Yes, see, in a very complicated series of mechanical problems, Wilfred has gotten himself stuck in a box that shortly to be flooded with lethal doses of radiation, and as everyone else has gone, the Doctor is the only person who can get him out (Ed. note: Here comes the pain).
And it’s going to cost him his life.
And so Tennant gets one last grand and bombastic speech about how monumentally cruel this is, cosmically speaking, before he gives his life to save one little old man from oblivion (Ed. note: SOB). And then he goes on a little tour – visiting all the major players of Series 1 through 4, and doing nice things for them. And you know what? This sequence splits opinion right down the middle, and I find that ridiculous (Ed. note: Truly idiotic). It’s a little long-winded, sure, but it’s no less earned and emotionally cathartic than, say, the Fourth Doctor merging with his mystical other half while everyone watches, or the Fifth Doctor hallucinating all his companions exhorting him not to die.
It’s quietly brilliant, with one precise and profound exception: RTD choosing to ‘pair the spares’ and have Mickey Smith married to Martha Jones (which is one-half of a clever joke about the title of her debut episode, and one-half a little bit tone-deaf). I’m particularly a big fan of the Doctor passively saving Sarah Jane Smith’s adopted son from a car accident, and of course, I’m a huge, huge fan of him getting one last goodbye to Rose (a Rose who hasn’t met him yet!).
Of note is that in saving Luke Smith and getting Jack Harkness a booty call, RTD draws further attention to his presence in that year’s episodes of The Sarah Jane Adventures (a delightful child-friendly spin-off) and his pointed absence from that year’s Torchwood (the monumentally depressing Children of Earth miniseries).
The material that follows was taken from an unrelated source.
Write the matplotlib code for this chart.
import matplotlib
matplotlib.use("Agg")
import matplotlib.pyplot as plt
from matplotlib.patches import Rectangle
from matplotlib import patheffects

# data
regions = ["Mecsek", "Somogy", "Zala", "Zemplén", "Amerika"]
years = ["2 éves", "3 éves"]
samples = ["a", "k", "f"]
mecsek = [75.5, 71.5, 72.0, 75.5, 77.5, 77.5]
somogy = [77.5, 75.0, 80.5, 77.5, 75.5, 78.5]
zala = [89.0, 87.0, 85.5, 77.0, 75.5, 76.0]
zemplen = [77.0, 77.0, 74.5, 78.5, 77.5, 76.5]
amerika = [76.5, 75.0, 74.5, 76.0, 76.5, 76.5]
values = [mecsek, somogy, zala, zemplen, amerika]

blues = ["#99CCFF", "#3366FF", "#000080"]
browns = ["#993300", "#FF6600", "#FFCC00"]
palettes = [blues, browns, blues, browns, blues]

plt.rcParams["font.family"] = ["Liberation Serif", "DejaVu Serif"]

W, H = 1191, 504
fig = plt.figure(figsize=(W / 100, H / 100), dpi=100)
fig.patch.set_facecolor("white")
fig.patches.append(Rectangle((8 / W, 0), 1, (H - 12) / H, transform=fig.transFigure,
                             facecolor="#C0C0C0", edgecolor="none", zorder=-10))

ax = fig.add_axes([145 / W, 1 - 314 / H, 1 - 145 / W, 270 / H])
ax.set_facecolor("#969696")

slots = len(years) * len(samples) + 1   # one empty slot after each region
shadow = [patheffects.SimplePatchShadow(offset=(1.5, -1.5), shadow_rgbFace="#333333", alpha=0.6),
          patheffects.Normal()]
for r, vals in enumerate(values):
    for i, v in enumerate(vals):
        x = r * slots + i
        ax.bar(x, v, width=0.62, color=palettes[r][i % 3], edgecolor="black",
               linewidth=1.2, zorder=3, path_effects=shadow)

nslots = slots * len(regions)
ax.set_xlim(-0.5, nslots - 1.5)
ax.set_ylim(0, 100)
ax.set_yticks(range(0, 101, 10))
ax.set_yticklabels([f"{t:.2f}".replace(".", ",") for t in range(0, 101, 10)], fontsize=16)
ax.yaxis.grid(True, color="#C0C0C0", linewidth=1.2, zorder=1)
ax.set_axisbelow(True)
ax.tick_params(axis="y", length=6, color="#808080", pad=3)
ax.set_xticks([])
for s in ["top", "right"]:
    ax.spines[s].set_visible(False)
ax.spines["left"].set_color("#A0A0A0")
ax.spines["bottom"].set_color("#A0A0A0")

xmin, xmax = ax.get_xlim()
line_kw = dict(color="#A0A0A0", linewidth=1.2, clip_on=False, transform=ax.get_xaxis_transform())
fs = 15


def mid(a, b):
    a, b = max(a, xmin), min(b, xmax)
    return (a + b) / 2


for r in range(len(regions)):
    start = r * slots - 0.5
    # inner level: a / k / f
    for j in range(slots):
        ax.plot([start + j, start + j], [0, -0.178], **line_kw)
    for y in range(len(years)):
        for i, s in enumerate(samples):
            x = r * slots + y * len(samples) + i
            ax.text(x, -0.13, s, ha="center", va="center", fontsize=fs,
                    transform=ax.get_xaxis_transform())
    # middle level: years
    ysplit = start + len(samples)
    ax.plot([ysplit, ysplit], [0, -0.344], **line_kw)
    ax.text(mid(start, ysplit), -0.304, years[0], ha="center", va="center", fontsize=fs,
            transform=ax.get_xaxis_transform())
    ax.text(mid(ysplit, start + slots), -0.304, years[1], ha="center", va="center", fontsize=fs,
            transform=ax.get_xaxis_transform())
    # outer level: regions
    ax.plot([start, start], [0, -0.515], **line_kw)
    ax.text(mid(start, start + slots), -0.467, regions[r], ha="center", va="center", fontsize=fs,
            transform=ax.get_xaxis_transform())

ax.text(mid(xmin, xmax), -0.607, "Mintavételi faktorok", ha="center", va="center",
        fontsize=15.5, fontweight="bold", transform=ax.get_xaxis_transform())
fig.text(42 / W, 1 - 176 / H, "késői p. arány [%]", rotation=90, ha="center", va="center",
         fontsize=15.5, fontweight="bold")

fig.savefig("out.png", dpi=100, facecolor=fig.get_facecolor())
Also of note is that even given the enormous number of Ten-oriented side-stories from audio drama factory Big Finish, the Doctor did not spend an exceptional amount of time as Ten (Ed. note: Roughly 6 years if he’s not lying about his age) – which is why this farewell tour, this ‘last reward’, works so well. This is a man who touched an extraordinary number of people in his relatively short life. For all his swagger and unearned moral high-ground stuff, this was a good man who died doing what he did best.
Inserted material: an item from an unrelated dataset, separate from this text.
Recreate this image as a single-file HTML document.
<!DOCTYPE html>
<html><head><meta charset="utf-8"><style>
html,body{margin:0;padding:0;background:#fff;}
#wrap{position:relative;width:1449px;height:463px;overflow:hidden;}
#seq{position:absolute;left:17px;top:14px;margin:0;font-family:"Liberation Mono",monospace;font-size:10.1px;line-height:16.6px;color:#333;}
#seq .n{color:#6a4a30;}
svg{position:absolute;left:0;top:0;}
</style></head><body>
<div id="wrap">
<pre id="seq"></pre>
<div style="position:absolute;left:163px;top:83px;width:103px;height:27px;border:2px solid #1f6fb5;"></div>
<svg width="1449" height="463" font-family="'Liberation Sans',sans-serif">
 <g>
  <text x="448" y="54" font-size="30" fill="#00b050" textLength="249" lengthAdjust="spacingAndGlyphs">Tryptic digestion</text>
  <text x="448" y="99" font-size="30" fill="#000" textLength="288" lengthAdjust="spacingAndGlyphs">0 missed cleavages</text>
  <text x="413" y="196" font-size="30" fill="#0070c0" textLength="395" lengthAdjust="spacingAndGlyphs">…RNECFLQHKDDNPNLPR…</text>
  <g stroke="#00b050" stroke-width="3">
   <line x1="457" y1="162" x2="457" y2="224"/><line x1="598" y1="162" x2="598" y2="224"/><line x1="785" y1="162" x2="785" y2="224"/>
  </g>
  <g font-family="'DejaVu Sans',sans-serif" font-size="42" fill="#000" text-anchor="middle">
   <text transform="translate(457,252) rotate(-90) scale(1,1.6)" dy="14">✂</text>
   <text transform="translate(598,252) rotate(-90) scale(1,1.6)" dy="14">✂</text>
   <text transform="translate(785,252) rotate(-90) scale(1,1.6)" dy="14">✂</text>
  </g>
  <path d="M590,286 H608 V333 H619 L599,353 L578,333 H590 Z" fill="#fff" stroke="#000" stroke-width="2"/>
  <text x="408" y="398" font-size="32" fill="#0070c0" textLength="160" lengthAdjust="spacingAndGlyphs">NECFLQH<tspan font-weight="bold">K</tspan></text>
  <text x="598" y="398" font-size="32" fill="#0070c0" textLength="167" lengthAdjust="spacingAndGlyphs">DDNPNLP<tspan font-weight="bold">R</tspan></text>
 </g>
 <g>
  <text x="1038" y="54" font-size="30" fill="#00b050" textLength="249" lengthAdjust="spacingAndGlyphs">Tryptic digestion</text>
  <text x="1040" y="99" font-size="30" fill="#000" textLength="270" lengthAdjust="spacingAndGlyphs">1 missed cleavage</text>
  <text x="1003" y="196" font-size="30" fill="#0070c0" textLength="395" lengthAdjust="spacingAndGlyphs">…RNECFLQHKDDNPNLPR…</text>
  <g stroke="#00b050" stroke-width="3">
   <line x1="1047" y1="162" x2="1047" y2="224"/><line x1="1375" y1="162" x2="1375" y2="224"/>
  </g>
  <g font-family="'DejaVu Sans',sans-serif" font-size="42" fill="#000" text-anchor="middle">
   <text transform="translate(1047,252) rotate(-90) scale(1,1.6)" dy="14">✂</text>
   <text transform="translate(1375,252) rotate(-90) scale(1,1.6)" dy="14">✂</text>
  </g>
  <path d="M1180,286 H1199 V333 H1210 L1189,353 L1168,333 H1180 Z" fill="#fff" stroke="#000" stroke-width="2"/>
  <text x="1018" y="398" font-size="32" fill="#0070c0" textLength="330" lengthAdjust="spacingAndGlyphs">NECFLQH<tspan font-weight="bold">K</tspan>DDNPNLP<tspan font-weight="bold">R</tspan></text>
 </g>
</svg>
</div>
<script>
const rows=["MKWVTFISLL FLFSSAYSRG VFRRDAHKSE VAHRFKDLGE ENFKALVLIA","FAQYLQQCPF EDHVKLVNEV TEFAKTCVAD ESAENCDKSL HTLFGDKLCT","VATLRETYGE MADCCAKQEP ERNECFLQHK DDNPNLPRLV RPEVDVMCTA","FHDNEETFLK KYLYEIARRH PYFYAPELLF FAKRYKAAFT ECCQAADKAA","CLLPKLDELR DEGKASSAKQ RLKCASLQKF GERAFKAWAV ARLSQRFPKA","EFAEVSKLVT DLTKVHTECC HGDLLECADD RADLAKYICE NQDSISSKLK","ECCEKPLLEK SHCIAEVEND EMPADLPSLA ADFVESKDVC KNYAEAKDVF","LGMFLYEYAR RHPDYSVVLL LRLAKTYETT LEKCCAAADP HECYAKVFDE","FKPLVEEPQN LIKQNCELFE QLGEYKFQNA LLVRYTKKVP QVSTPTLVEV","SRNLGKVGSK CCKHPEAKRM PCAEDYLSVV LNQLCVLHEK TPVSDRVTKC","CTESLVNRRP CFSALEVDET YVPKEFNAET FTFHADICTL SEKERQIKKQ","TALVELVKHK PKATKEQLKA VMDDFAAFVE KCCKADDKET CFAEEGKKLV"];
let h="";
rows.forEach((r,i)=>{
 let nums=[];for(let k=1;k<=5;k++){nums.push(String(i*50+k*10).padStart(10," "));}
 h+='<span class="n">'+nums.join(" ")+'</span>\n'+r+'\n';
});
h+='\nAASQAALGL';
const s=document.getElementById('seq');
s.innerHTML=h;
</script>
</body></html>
And in that dying moment comes one of the more iconic music pieces of the RTD run (somehow I’ve managed to avoid mentioning the output of Murray Gold (Ed. note The unsung MVP of Revival Who), who will remain on the show from Series 1 all the way to Series 10!) as the Tenth Doctor admits what he would never admit to anyone else – that he doesn’t want to die – before, of course, dying in spectacular fashion.
Enter Matt Smith as the Eleventh, exeunt Russel T. Davies as showrunner, and get ready for the next entry in the modern tradition of “ah shit fuck I just regenerated and the TARDIS is crashing”!